- **TO DO**: Repeat the material verbatim and drop the pictures.
────────────────────────────────────────
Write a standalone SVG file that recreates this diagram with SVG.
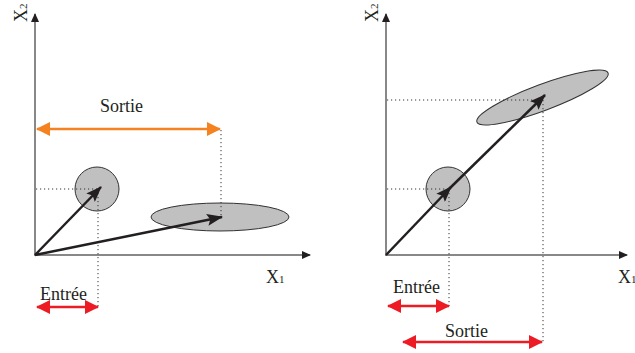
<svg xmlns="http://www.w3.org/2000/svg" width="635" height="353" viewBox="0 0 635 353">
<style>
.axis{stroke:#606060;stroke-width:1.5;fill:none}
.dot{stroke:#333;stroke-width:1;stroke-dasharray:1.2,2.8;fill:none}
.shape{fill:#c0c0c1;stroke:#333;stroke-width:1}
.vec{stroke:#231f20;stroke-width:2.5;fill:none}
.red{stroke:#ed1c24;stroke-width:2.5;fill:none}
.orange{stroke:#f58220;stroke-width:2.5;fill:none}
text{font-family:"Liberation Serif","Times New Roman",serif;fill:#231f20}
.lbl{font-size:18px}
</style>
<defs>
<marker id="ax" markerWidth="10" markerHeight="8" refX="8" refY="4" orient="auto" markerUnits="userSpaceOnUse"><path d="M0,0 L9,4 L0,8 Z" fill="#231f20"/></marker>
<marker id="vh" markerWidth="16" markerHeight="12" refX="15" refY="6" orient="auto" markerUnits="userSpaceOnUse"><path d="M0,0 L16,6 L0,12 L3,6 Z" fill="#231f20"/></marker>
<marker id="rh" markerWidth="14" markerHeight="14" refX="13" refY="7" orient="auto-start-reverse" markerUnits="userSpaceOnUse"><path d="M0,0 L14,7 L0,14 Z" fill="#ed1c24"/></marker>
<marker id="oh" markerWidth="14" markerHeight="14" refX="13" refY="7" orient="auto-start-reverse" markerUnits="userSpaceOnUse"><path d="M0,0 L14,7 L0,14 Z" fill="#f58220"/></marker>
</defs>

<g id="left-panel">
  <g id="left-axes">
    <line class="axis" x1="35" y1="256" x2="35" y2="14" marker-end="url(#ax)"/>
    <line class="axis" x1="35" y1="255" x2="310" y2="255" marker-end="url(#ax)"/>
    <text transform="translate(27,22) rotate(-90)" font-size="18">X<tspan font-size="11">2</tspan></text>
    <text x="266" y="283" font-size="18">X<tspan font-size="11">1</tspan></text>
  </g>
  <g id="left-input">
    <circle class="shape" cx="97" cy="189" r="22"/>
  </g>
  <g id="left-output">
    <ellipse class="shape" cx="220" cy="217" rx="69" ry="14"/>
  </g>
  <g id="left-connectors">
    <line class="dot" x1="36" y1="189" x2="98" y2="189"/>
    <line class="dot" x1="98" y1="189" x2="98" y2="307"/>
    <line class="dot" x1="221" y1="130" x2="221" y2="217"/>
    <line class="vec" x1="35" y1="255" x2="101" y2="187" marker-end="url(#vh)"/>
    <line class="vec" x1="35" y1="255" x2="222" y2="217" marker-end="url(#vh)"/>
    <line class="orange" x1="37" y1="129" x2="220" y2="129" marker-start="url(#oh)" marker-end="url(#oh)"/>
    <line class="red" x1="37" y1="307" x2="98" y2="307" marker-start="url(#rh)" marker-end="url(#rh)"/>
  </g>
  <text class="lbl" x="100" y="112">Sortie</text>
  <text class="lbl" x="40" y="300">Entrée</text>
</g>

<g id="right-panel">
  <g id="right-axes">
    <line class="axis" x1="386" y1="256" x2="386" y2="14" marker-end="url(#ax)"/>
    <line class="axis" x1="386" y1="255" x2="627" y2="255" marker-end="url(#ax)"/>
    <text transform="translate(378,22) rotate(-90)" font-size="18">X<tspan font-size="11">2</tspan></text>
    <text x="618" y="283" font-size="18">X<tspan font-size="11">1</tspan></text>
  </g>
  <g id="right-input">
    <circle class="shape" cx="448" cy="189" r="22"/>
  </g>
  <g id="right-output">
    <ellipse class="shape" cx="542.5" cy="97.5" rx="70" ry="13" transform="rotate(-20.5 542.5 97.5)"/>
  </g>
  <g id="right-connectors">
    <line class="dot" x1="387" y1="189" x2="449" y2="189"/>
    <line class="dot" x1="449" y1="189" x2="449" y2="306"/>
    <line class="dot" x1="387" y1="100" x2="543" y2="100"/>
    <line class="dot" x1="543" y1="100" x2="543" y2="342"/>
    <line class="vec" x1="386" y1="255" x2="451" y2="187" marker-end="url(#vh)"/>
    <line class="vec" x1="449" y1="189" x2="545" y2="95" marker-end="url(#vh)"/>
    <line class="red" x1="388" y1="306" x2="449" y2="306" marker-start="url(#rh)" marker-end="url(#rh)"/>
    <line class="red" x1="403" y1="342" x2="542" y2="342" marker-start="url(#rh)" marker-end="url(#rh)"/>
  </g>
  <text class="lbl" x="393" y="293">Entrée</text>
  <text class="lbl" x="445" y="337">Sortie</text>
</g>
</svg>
────────────────────────────────────────
- **REPLY TO THE TASK**:
Write a standalone SVG file that recreates this diagram with SVG.
<svg xmlns="http://www.w3.org/2000/svg" width="635" height="353" viewBox="0 0 635 353">
<style>
.axis{stroke:#606060;stroke-width:1.5;fill:none}
.dot{stroke:#333;stroke-width:1;stroke-dasharray:1.2,2.8;fill:none}
.shape{fill:#c0c0c1;stroke:#333;stroke-width:1}
.vec{stroke:#231f20;stroke-width:2.5;fill:none}
.red{stroke:#ed1c24;stroke-width:2.5;fill:none}
.orange{stroke:#f58220;stroke-width:2.5;fill:none}
text{font-family:"Liberation Serif","Times New Roman",serif;fill:#231f20}
.lbl{font-size:18px}
</style>
<defs>
<marker id="ax" markerWidth="10" markerHeight="8" refX="8" refY="4" orient="auto" markerUnits="userSpaceOnUse"><path d="M0,0 L9,4 L0,8 Z" fill="#231f20"/></marker>
<marker id="vh" markerWidth="16" markerHeight="12" refX="15" refY="6" orient="auto" markerUnits="userSpaceOnUse"><path d="M0,0 L16,6 L0,12 L3,6 Z" fill="#231f20"/></marker>
<marker id="rh" markerWidth="14" markerHeight="14" refX="13" refY="7" orient="auto-start-reverse" markerUnits="userSpaceOnUse"><path d="M0,0 L14,7 L0,14 Z" fill="#ed1c24"/></marker>
<marker id="oh" markerWidth="14" markerHeight="14" refX="13" refY="7" orient="auto-start-reverse" markerUnits="userSpaceOnUse"><path d="M0,0 L14,7 L0,14 Z" fill="#f58220"/></marker>
</defs>

<g id="left-panel">
  <g id="left-axes">
    <line class="axis" x1="35" y1="256" x2="35" y2="14" marker-end="url(#ax)"/>
    <line class="axis" x1="35" y1="255" x2="310" y2="255" marker-end="url(#ax)"/>
    <text transform="translate(27,22) rotate(-90)" font-size="18">X<tspan font-size="11">2</tspan></text>
    <text x="266" y="283" font-size="18">X<tspan font-size="11">1</tspan></text>
  </g>
  <g id="left-input">
    <circle class="shape" cx="97" cy="189" r="22"/>
  </g>
  <g id="left-output">
    <ellipse class="shape" cx="220" cy="217" rx="69" ry="14"/>
  </g>
  <g id="left-connectors">
    <line class="dot" x1="36" y1="189" x2="98" y2="189"/>
    <line class="dot" x1="98" y1="189" x2="98" y2="307"/>
    <line class="dot" x1="221" y1="130" x2="221" y2="217"/>
    <line class="vec" x1="35" y1="255" x2="101" y2="187" marker-end="url(#vh)"/>
    <line class="vec" x1="35" y1="255" x2="222" y2="217" marker-end="url(#vh)"/>
    <line class="orange" x1="37" y1="129" x2="220" y2="129" marker-start="url(#oh)" marker-end="url(#oh)"/>
    <line class="red" x1="37" y1="307" x2="98" y2="307" marker-start="url(#rh)" marker-end="url(#rh)"/>
  </g>
  <text class="lbl" x="100" y="112">Sortie</text>
  <text class="lbl" x="40" y="300">Entrée</text>
</g>

<g id="right-panel">
  <g id="right-axes">
    <line class="axis" x1="386" y1="256" x2="386" y2="14" marker-end="url(#ax)"/>
    <line class="axis" x1="386" y1="255" x2="627" y2="255" marker-end="url(#ax)"/>
    <text transform="translate(378,22) rotate(-90)" font-size="18">X<tspan font-size="11">2</tspan></text>
    <text x="618" y="283" font-size="18">X<tspan font-size="11">1</tspan></text>
  </g>
  <g id="right-input">
    <circle class="shape" cx="448" cy="189" r="22"/>
  </g>
  <g id="right-output">
    <ellipse class="shape" cx="542.5" cy="97.5" rx="70" ry="13" transform="rotate(-20.5 542.5 97.5)"/>
  </g>
  <g id="right-connectors">
    <line class="dot" x1="387" y1="189" x2="449" y2="189"/>
    <line class="dot" x1="449" y1="189" x2="449" y2="306"/>
    <line class="dot" x1="387" y1="100" x2="543" y2="100"/>
    <line class="dot" x1="543" y1="100" x2="543" y2="342"/>
    <line class="vec" x1="386" y1="255" x2="451" y2="187" marker-end="url(#vh)"/>
    <line class="vec" x1="449" y1="189" x2="545" y2="95" marker-end="url(#vh)"/>
    <line class="red" x1="388" y1="306" x2="449" y2="306" marker-start="url(#rh)" marker-end="url(#rh)"/>
    <line class="red" x1="403" y1="342" x2="542" y2="342" marker-start="url(#rh)" marker-end="url(#rh)"/>
  </g>
  <text class="lbl" x="393" y="293">Entrée</text>
  <text class="lbl" x="445" y="337">Sortie</text>
</g>
</svg>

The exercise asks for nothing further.